AIM >> Print only the lines from the top of the data through the line with "const gapLines = ['差距','1,810万'];", both included, skipping every picture.

DATASET EXTRACT >>

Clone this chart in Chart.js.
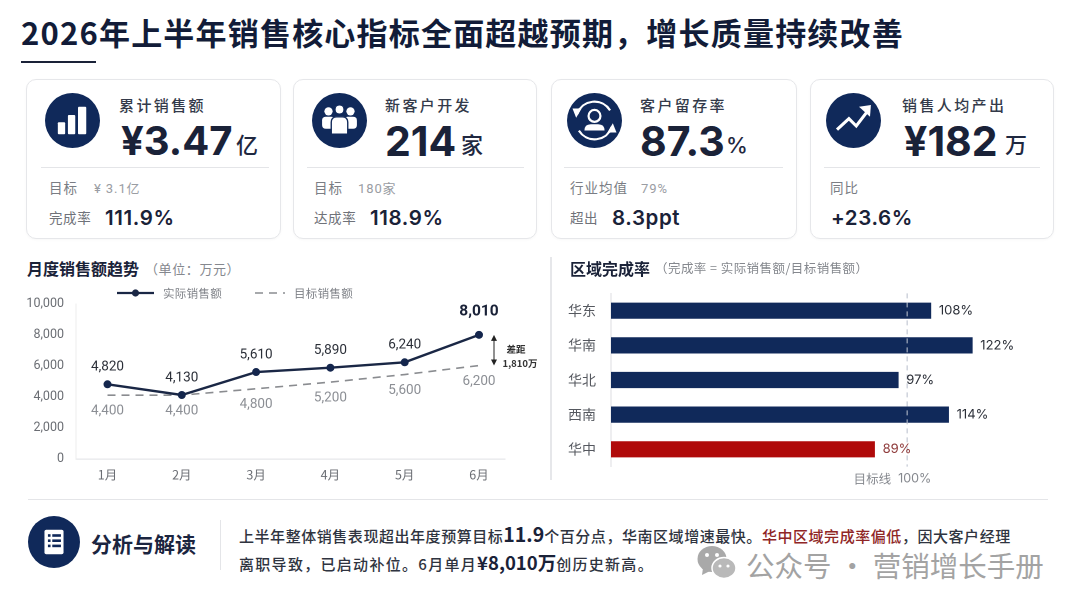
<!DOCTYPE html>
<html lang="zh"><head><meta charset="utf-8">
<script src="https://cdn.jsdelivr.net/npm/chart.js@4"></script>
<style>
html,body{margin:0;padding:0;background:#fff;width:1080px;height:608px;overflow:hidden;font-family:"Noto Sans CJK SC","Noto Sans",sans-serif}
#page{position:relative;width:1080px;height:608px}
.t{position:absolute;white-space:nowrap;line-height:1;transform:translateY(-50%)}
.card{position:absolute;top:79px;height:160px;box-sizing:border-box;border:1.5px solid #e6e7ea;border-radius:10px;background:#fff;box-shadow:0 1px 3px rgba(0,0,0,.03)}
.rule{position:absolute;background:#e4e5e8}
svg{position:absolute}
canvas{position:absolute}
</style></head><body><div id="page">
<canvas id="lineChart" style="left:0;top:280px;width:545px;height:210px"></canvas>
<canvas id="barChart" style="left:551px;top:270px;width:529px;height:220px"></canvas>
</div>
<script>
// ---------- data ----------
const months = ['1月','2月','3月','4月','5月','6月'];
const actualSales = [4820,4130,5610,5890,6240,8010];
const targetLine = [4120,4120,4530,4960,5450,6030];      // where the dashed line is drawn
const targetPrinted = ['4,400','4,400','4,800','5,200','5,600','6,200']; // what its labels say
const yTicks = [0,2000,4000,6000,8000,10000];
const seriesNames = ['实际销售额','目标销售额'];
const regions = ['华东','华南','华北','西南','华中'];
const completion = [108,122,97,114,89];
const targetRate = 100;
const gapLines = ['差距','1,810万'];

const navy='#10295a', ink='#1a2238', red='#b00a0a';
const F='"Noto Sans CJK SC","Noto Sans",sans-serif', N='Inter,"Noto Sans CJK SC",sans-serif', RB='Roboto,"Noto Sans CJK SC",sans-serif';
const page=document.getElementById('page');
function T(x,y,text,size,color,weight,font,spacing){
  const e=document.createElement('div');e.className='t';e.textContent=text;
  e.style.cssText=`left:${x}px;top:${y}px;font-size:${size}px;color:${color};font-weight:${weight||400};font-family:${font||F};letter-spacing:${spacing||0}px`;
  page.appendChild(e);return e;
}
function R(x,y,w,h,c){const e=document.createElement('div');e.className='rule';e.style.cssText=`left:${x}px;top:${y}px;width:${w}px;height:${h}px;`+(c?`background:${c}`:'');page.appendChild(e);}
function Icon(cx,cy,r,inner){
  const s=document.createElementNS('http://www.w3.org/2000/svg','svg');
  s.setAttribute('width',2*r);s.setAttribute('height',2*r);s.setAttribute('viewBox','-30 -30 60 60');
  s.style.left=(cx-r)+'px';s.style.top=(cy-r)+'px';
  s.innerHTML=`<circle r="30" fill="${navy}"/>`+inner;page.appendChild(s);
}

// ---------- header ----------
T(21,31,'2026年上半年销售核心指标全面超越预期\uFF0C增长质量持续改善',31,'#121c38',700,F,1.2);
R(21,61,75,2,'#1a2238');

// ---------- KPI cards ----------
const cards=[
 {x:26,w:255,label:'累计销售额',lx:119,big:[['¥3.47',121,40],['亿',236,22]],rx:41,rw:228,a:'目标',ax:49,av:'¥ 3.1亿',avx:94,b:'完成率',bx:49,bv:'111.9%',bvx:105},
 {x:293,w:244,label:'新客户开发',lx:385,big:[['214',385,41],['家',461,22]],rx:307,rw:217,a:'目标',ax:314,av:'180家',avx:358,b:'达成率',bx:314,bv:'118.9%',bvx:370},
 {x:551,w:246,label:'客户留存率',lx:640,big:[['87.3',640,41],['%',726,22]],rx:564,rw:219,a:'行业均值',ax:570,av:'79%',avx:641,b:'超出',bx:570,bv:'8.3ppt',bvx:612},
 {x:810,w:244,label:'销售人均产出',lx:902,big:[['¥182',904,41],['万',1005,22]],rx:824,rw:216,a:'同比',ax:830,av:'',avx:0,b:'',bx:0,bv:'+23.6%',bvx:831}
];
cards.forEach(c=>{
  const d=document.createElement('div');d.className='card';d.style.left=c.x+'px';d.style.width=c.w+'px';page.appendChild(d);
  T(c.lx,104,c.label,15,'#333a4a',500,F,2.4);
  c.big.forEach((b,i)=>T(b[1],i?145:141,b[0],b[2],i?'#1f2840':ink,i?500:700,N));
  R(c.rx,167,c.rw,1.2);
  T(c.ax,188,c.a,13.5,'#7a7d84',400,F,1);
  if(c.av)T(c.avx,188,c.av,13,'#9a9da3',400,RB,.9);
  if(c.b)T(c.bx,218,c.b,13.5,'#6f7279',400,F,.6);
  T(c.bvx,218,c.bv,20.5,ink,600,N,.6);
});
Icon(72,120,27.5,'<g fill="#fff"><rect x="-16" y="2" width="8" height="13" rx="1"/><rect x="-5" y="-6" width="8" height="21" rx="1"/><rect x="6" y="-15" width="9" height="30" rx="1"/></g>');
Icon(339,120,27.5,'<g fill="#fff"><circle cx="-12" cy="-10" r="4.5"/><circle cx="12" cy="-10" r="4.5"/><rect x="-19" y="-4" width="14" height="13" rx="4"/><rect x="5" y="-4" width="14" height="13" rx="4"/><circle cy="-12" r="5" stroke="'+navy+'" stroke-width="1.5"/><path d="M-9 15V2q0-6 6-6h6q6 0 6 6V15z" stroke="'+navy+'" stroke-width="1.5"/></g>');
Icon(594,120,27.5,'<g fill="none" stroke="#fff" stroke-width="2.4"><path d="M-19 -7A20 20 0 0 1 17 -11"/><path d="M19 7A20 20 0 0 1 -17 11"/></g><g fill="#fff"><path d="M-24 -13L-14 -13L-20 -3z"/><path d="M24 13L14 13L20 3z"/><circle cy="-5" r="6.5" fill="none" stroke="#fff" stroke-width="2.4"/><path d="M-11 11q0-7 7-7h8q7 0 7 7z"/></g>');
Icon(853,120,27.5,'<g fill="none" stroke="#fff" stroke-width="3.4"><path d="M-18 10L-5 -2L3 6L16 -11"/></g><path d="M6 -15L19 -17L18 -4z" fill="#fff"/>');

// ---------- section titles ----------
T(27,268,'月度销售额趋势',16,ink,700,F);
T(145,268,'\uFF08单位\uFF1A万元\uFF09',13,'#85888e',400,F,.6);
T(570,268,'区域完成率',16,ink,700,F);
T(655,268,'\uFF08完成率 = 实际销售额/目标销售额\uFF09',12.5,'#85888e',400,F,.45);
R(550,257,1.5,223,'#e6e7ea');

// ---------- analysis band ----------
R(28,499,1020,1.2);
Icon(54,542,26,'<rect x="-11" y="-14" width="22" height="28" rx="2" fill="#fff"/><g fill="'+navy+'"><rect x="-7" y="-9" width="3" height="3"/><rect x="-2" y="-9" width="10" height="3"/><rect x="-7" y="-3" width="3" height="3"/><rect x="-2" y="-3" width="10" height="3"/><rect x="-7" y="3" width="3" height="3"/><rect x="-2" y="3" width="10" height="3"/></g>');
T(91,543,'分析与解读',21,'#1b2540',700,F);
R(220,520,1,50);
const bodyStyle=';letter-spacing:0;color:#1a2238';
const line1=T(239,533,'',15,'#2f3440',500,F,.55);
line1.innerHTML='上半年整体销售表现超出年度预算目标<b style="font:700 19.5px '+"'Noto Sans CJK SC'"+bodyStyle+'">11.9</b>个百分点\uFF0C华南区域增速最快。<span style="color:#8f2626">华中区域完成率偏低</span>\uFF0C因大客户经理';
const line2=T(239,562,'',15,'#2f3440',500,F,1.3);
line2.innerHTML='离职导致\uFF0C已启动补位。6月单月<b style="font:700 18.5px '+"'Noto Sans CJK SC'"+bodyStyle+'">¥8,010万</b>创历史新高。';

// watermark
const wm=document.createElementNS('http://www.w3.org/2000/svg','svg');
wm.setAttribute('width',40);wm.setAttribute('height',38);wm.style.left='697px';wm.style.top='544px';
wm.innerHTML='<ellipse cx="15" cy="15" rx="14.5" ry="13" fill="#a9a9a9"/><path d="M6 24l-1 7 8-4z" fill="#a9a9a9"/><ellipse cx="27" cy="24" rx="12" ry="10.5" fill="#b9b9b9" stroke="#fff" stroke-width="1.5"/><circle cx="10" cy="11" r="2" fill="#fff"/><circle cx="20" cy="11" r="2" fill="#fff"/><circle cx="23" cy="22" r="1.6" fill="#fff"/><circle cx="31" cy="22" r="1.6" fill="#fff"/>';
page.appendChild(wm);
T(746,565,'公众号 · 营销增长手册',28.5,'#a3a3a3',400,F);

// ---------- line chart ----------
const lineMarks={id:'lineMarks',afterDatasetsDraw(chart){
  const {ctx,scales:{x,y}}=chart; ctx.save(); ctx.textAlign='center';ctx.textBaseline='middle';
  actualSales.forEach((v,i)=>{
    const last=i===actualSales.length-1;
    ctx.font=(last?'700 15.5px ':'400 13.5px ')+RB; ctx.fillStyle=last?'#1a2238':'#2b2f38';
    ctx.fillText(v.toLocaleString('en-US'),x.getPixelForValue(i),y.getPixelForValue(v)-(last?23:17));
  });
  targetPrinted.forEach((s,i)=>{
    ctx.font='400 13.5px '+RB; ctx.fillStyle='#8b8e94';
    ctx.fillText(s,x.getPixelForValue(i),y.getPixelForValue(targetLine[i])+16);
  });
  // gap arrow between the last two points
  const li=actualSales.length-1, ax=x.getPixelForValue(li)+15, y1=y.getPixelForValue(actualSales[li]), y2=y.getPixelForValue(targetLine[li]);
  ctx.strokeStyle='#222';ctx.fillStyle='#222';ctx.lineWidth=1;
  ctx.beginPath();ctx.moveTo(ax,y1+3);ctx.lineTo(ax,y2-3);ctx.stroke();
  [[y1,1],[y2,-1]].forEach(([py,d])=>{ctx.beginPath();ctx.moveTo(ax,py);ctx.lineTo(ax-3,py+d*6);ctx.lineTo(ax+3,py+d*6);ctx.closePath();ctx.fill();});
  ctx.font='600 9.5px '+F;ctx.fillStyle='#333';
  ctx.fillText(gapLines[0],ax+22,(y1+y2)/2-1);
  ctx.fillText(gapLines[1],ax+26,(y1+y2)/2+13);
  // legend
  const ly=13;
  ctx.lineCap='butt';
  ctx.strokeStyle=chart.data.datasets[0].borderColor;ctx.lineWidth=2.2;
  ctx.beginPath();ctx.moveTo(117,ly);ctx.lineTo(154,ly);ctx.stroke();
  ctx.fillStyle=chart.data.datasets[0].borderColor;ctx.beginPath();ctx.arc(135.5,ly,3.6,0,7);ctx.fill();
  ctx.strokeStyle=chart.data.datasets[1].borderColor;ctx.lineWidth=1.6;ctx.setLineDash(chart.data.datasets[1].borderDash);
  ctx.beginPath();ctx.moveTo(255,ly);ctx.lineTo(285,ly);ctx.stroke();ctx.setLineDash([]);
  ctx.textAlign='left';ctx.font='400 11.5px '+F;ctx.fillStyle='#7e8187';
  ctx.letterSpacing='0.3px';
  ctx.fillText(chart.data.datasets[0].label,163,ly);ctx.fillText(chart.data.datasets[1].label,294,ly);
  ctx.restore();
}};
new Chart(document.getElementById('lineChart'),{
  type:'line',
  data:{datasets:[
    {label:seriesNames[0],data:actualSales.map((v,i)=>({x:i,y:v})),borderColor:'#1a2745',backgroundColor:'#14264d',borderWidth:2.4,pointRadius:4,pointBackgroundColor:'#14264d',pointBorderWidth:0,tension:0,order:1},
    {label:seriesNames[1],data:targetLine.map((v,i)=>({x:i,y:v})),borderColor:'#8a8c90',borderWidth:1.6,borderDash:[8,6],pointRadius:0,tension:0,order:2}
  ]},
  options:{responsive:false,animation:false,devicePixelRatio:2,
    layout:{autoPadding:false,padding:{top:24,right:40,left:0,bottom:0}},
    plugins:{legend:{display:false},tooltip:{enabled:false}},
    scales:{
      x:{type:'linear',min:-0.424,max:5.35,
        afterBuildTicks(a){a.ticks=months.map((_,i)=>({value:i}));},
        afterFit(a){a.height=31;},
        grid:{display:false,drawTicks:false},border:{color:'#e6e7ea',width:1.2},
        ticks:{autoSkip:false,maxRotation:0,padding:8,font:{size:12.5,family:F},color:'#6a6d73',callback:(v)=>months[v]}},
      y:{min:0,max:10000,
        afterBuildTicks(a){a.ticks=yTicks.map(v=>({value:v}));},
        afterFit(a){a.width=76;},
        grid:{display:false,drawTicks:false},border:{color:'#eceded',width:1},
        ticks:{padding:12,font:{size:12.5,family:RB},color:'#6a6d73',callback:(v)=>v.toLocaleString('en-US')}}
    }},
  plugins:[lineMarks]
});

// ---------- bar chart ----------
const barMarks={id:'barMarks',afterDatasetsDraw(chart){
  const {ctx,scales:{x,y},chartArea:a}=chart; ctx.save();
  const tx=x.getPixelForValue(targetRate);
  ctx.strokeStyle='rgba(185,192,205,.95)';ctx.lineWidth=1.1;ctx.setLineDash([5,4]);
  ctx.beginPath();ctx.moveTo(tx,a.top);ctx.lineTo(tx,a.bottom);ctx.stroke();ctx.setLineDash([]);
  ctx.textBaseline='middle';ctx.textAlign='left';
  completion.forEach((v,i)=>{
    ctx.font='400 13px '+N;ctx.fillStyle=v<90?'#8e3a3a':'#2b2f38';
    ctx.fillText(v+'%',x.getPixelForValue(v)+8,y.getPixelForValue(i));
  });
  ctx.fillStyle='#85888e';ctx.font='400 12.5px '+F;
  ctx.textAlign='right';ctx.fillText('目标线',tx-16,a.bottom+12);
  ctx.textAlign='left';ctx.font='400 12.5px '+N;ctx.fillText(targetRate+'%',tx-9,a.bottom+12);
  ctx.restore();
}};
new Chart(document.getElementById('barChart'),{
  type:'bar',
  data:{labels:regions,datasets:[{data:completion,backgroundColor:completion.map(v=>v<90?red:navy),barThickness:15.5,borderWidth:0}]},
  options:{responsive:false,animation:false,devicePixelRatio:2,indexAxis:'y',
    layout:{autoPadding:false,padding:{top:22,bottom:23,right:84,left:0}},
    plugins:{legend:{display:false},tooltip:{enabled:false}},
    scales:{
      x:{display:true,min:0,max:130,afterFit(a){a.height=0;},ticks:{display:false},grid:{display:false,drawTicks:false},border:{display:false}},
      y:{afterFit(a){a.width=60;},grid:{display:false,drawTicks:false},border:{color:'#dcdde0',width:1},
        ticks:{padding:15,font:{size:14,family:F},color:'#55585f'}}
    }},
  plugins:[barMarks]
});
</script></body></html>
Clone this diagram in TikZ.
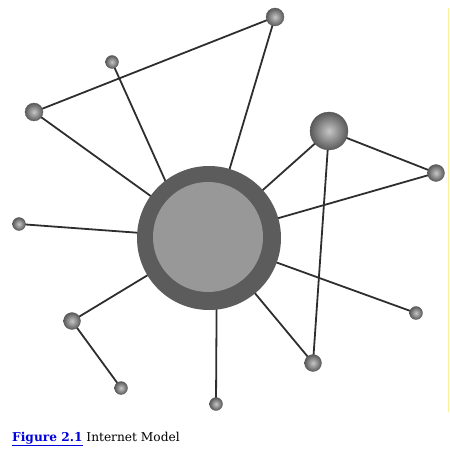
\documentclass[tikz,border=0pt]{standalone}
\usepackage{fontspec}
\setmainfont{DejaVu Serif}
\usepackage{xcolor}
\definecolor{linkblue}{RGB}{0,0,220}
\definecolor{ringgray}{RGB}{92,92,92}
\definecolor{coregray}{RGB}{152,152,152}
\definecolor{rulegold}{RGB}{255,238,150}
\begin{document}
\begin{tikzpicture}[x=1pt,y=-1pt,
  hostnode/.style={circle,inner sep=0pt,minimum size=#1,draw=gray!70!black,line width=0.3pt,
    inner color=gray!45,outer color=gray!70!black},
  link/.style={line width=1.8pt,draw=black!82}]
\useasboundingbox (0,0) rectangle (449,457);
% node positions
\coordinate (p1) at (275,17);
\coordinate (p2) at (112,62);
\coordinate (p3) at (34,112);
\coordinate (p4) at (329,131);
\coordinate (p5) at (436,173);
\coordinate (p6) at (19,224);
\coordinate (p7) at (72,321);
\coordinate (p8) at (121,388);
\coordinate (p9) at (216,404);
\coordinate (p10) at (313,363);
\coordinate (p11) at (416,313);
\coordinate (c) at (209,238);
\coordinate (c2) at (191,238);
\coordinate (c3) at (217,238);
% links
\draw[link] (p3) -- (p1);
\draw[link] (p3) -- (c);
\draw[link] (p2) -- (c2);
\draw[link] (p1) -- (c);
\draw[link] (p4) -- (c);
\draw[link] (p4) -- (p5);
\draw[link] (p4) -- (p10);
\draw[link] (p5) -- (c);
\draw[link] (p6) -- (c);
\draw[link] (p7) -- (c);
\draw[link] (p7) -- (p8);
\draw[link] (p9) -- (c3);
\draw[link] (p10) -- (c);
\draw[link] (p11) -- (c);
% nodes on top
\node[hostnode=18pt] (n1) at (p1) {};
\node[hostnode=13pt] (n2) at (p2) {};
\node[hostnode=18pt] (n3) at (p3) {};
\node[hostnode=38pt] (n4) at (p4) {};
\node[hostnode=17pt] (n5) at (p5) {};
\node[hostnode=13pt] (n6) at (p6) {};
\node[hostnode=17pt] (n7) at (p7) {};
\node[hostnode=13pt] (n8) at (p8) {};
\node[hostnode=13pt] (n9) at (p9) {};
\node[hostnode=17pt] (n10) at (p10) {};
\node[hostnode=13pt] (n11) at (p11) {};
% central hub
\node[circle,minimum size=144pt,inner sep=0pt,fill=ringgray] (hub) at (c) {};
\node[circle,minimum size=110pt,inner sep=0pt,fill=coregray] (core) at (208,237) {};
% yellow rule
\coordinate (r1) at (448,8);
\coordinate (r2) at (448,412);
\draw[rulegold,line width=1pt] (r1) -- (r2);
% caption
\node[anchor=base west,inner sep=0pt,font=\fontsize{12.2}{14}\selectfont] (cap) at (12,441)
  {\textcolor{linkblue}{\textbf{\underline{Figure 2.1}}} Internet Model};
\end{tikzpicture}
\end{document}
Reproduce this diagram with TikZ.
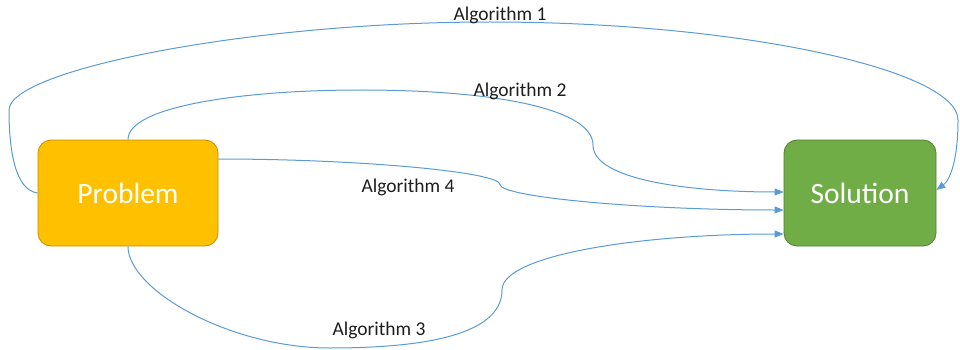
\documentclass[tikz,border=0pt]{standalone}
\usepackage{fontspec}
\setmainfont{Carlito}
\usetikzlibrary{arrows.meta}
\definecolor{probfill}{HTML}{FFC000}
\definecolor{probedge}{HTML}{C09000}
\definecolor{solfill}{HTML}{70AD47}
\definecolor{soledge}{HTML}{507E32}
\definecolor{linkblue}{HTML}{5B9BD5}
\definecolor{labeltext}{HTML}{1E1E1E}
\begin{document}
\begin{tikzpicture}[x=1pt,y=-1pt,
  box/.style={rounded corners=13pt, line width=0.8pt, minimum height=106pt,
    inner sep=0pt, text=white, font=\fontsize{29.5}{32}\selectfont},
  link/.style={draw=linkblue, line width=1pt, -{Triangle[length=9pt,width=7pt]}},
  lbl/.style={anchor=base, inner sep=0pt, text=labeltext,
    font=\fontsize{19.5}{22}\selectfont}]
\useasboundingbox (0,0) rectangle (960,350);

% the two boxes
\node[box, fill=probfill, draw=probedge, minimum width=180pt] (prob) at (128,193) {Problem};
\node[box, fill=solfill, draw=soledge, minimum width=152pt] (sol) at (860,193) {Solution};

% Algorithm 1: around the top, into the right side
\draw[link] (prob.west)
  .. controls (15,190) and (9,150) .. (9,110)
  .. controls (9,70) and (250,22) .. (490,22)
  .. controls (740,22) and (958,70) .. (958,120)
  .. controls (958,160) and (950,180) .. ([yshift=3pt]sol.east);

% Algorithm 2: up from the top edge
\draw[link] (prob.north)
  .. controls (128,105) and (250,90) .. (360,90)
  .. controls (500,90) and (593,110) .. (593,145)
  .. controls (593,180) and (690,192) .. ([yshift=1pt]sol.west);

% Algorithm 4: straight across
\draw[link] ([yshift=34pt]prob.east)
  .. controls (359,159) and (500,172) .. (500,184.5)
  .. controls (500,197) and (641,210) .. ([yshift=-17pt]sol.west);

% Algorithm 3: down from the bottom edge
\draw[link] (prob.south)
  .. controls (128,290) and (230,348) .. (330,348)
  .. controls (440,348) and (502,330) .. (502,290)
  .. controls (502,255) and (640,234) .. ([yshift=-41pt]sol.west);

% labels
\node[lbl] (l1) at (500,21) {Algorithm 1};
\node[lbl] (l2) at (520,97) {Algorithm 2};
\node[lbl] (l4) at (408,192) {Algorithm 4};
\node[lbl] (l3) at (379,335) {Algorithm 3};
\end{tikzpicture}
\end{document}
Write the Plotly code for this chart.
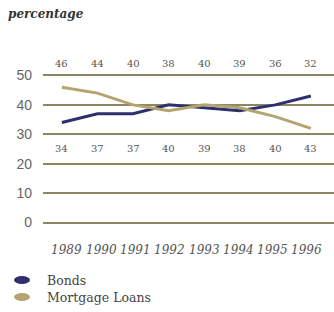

SOLVED EXERCISE >>
Clone this chart in Chart.js.
<!DOCTYPE html>
<html lang="zh"><head><meta charset="utf-8">
<script src="https://cdn.jsdelivr.net/npm/chart.js@4"></script>
<style>
html,body{margin:0;padding:0;background:#fff;width:1080px;height:608px;overflow:hidden;font-family:"Noto Sans CJK SC","Noto Sans",sans-serif}
#page{position:relative;width:1080px;height:608px}
.t{position:absolute;white-space:nowrap;line-height:1;transform:translateY(-50%)}
.card{position:absolute;top:79px;height:160px;box-sizing:border-box;border:1.5px solid #e6e7ea;border-radius:10px;background:#fff;box-shadow:0 1px 3px rgba(0,0,0,.03)}
.rule{position:absolute;background:#e4e5e8}
svg{position:absolute}
canvas{position:absolute}
</style></head><body><div id="page">
<canvas id="lineChart" style="left:0;top:280px;width:545px;height:210px"></canvas>
<canvas id="barChart" style="left:551px;top:270px;width:529px;height:220px"></canvas>
</div>
<script>
// ---------- data ----------
const months = ['1月','2月','3月','4月','5月','6月'];
const actualSales = [4820,4130,5610,5890,6240,8010];
const targetLine = [4120,4120,4530,4960,5450,6030];      // where the dashed line is drawn
const targetPrinted = ['4,400','4,400','4,800','5,200','5,600','6,200']; // what its labels say
const yTicks = [0,2000,4000,6000,8000,10000];
const seriesNames = ['实际销售额','目标销售额'];
const regions = ['华东','华南','华北','西南','华中'];
const completion = [108,122,97,114,89];
const targetRate = 100;
const gapLines = ['差距','1,810万'];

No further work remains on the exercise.